● **Task instructions**
Copy each line in the data that includes the word "React".

● **Records for this exercise**
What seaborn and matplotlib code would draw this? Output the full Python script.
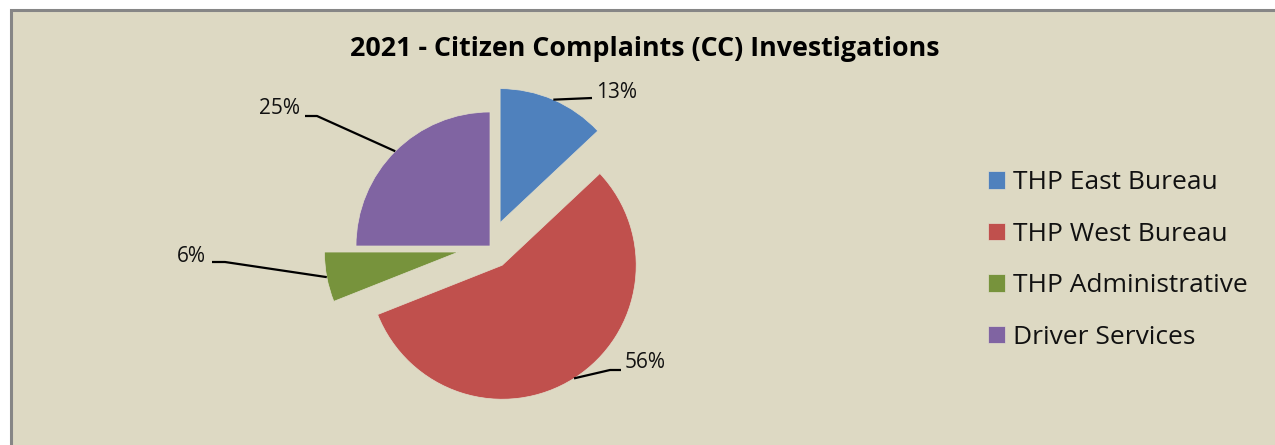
* * *
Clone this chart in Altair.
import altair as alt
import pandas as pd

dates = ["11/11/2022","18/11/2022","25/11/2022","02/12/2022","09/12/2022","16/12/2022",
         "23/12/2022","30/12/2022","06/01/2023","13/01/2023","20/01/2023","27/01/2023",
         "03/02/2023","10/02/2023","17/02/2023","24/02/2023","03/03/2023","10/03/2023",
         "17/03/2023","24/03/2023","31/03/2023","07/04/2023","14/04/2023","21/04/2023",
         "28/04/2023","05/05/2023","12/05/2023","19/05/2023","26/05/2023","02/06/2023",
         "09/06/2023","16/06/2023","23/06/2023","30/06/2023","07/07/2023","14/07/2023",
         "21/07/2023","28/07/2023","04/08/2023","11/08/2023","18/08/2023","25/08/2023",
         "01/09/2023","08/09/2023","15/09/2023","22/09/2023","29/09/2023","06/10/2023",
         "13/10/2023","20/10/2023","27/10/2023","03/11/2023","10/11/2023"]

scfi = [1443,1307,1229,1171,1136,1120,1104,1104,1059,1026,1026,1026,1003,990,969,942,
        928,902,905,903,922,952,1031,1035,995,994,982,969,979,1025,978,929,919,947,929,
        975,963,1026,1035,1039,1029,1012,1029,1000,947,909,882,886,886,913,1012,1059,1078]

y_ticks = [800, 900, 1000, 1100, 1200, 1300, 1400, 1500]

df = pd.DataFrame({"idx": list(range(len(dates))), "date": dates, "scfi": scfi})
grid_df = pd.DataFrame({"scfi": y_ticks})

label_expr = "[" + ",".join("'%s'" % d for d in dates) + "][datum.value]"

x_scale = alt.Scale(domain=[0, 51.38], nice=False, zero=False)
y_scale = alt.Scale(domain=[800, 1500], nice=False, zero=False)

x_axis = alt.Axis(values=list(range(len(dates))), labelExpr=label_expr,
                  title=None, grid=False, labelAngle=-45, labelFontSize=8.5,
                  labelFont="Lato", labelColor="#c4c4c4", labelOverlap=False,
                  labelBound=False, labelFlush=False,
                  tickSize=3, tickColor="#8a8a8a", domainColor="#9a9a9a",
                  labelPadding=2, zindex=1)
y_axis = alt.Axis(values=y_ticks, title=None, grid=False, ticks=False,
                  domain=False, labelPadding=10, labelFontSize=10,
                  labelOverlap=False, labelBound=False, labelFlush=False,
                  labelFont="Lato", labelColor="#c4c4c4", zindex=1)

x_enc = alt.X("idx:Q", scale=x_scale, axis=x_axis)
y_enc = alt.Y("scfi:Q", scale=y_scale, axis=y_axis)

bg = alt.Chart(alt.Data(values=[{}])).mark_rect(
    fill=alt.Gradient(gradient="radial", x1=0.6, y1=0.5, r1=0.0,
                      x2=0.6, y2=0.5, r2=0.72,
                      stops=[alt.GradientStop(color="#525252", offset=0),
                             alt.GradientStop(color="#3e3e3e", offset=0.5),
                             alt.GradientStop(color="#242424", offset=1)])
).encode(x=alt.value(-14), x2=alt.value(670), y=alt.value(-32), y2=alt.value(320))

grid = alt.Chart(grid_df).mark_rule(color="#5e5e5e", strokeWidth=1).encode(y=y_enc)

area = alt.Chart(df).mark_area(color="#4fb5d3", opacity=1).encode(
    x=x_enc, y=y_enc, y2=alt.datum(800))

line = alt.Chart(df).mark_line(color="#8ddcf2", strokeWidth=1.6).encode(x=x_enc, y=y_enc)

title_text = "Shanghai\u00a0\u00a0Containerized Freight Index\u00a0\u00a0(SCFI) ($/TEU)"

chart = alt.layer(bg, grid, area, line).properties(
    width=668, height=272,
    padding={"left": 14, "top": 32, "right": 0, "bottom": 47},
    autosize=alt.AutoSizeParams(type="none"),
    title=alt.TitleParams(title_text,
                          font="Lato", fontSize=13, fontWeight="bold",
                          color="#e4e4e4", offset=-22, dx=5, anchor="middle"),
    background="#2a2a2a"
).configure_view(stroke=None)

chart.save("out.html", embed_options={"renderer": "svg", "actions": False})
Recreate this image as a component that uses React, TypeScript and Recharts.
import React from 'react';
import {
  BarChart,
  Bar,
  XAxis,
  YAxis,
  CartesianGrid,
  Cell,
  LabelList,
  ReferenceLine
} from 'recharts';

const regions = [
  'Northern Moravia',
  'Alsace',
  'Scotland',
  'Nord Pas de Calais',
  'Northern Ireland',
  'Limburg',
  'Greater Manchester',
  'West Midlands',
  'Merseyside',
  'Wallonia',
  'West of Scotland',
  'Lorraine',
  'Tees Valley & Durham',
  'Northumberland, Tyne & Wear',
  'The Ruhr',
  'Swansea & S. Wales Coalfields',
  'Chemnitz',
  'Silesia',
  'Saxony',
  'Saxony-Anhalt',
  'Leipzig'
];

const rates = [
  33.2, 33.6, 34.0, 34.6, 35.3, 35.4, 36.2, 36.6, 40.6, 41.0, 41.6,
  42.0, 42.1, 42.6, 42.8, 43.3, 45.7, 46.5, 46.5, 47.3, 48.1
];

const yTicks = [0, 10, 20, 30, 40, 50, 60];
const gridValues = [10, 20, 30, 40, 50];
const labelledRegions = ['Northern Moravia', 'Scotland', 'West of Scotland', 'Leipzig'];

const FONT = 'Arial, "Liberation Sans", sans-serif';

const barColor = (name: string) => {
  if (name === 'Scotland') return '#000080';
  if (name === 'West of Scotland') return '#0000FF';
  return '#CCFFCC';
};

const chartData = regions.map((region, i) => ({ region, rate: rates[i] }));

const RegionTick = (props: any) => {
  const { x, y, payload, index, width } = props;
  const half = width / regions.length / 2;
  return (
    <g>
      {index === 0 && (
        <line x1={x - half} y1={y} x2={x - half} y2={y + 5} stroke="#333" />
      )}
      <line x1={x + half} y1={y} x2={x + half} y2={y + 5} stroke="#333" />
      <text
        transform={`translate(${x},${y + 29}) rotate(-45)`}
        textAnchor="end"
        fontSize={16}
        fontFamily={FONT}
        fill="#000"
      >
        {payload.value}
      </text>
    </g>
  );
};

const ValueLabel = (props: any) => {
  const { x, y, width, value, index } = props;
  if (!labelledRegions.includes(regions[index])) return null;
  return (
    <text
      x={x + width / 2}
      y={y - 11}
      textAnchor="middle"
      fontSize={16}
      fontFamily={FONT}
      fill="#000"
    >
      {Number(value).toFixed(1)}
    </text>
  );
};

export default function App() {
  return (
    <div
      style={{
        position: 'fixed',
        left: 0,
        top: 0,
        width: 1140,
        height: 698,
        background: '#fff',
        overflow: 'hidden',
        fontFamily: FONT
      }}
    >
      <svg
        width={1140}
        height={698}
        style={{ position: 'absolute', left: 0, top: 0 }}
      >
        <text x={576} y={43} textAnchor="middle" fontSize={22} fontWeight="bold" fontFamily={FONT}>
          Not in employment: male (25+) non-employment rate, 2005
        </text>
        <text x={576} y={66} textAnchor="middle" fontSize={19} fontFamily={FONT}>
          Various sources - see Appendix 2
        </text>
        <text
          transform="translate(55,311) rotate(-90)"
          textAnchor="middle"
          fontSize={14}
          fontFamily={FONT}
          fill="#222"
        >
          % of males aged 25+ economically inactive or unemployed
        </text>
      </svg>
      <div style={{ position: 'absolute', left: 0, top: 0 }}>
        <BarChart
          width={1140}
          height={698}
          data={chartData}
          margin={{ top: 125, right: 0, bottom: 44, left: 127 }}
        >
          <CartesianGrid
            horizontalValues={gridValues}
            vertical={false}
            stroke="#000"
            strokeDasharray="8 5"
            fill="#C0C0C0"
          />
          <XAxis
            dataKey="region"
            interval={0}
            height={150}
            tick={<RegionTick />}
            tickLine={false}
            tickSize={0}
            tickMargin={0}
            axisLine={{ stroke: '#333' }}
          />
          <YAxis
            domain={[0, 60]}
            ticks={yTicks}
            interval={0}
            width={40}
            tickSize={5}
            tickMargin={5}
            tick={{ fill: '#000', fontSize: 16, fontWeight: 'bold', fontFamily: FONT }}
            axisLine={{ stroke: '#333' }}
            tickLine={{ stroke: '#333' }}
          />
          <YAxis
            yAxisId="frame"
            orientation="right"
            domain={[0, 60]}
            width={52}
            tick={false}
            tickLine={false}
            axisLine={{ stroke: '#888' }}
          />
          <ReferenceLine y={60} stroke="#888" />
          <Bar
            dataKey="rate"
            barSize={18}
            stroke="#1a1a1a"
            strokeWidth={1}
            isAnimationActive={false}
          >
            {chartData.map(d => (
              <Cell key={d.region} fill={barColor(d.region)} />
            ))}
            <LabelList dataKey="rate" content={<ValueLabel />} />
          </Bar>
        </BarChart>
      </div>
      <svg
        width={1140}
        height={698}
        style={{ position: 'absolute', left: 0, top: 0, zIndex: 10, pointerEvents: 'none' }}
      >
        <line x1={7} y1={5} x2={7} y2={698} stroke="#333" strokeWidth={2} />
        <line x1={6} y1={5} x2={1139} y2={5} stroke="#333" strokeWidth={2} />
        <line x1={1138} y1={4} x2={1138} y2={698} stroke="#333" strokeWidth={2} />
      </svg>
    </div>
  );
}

● **Response to the exercise**
Recreate this image as a component that uses React, TypeScript and Recharts.
import React from 'react';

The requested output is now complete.